I think the presumptive etymon is Scots or dialectal “whank”, which is surely the same as the Leicester word noted by ElizaD above. Some sources say the usual spelling of the modern slang word was “whank” once. I think it is said to have been primarily UK armed forces slang ca. 1950 (Partridge et al.).
I suppose the German “wanken” is unrelated but I defer to anyone who is knowledgeable in German. Kluge connects this word etymologically (distantly) with Latin “vacillare”.
I don’t think “wank” is usual in the US although of course some know it. Possibly it has become known very recently via “Austin Powers” or some such thing, but I’ve never heard it in natural US speech myself. It was known to me only slightly (as one of dozens of esoteric expressions for the same act) in 2000 when I first heard of an alteration proposed for a revised edition of Jack Vance’s science fiction novel “Servants of the Wankh” ... to avoid offense or derision in the UK, apparently.
Here is a recent UK reference to this amusing case (there is also a “Wankh” Wikipedia page):
No surprise that nobody noticed anything wrong with the word “Wankh” (which referred to a race of aliens) in the 1969 US, since the word “wank” simply wasn’t generally known in the US. I’ll bet the great majority of US-ans will fail to recognize it today.

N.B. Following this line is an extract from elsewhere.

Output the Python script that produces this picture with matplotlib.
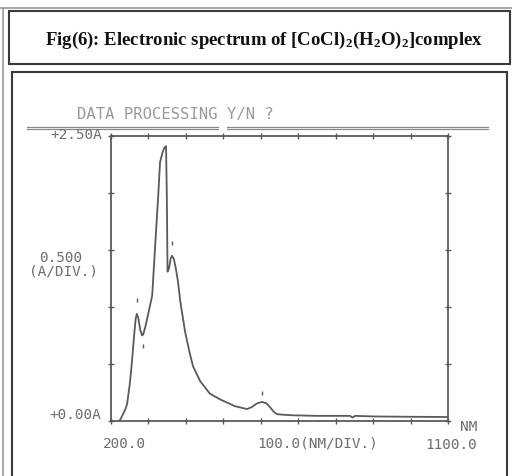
import matplotlib
matplotlib.use("Agg")
import matplotlib.pyplot as plt
from matplotlib.lines import Line2D
from matplotlib.patches import Rectangle

# spectrum (nm, absorbance)
wavelength = [222, 226, 232, 238, 243, 250, 256, 262, 266, 269, 273, 278, 283,
              286, 292, 300, 310, 318, 326, 331, 338, 343, 347, 349, 351, 355,
              359, 363, 368, 373, 379, 385, 398, 410, 419, 438, 464, 491, 531,
              550, 563, 575, 590, 603, 615, 625, 635, 643, 660, 686, 750, 838,
              845, 852, 900, 1000, 1100]
absorbance = [0.0, 0.02, 0.06, 0.1, 0.15, 0.32, 0.52, 0.76, 0.9, 0.94, 0.9,
              0.8, 0.75, 0.76, 0.83, 0.95, 1.10, 1.54, 1.97, 2.27, 2.36, 2.40,
              2.41, 2.0, 1.31, 1.34, 1.42, 1.45, 1.42, 1.34, 1.22, 1.05, 0.78,
              0.6, 0.48, 0.35, 0.24, 0.19, 0.13, 0.115, 0.105, 0.12, 0.155,
              0.167, 0.155, 0.12, 0.08, 0.06, 0.055, 0.05, 0.045, 0.045, 0.03,
              0.045, 0.04, 0.037, 0.035]

# little peak pick marks printed by the instrument
peak_nm = [269, 286, 363, 603]
peak_mark_a = [1.06, 0.66, 1.56, 0.25]

xticks = [200, 300, 400, 500, 600, 700, 800, 900, 1000, 1100]
yticks = [0.0, 0.5, 1.0, 1.5, 2.0, 2.5]

W, H = 512, 477
ink = "#5a5a5a"
faint = "#9a9a9a"


def fx(px):
    return px / W


def fy(py):
    return 1 - py / H


fig = plt.figure(figsize=(W / 100, H / 100), dpi=100)
fig.patch.set_facecolor("white")

# page frames
fig.add_artist(Line2D([0, 1], [fy(9), fy(9)], color="#999999", lw=1.2))
fig.add_artist(Line2D([fx(3), fx(3)], [0, fy(9)], color="#999999", lw=1.2))
fig.add_artist(Rectangle((fx(9), fy(65)), fx(501), 53 / H, fill=False,
                         ec="#3a3a3a", lw=1.5))
fig.add_artist(Rectangle((fx(12), fy(480)), fx(495), 407 / H, fill=False,
                         ec="#3a3a3a", lw=1.5))

plt.rcParams["mathtext.fontset"] = "custom"
plt.rcParams["mathtext.rm"] = "Liberation Serif:bold"
plt.rcParams["mathtext.it"] = "Liberation Serif:bold"
fig.text(fx(264), fy(40),
         r"Fig(6): Electronic spectrum of [CoCl)$_2$(H$_2$O)$_2$]complex",
         ha="center", va="center", family="Liberation Serif",
         weight="bold", size=13.5, color="#111111")

# ── spectrum panel ──────────────────────────────────────────────
ax = fig.add_axes([fx(111), fy(422), fx(337), 285 / H])
ax.plot(wavelength, absorbance, color=ink, lw=1.3)
ax.scatter(peak_nm, peak_mark_a, marker="|", s=12, color=ink, lw=1)
ax.set_xlim(200, 1100)
ax.set_ylim(0, 2.5)
ax.set_xticks(xticks)
ax.set_yticks(yticks)
ax.tick_params(axis="both", direction="inout", length=5, width=1,
               color=ink, labelbottom=False, labelleft=False,
               top=True, right=True)
for sp in ax.spines.values():
    sp.set_color(ink)
    sp.set_linewidth(1.3)

mono = dict(family="DejaVu Sans Mono", color="#6e6e6e", size=10.4)

fig.text(fx(175), fy(115), "DATA PROCESSING Y/N ?", ha="center",
         va="center", family="DejaVu Sans Mono", color=faint, size=11.2)
for x0, x1 in [(27, 218), (227, 488)]:
    for yy in (127.5, 130):
        fig.add_artist(Line2D([fx(x0), fx(x1)], [fy(yy), fy(yy)],
                              color="#8a8a8a", lw=0.9))

fig.text(fx(102), fy(135), "+2.50A", ha="right", va="center", **mono)
fig.text(fx(61), fy(258), "0.500", ha="center", va="center", **mono)
fig.text(fx(63), fy(272), "(A/DIV.)", ha="center", va="center", **mono)
fig.text(fx(101), fy(415), "+0.00A", ha="right", va="center", **mono)
fig.text(fx(124), fy(444), "200.0", ha="center", va="center", **mono)
fig.text(fx(318), fy(444), "100.0(NM/DIV.)", ha="center", va="center", **mono)
fig.text(fx(477), fy(445), "1100.0", ha="right", va="center", **mono)
fig.text(fx(477), fy(427), "NM", ha="right", va="center", **mono)

fig.savefig("out.png", dpi=100, facecolor="white")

Surprising to me, though: the book was published with the same title in two separate UK editions in 1975. Didn’t the UK editors have anything to say? Surely at least the title could have been modified (e.g., “The Servants” would suffice) to avoid any wrong ideas? (Other Vance novels have appeared under varying names.) Or maybe “wank” wasn’t universally familiar to UK-ans then?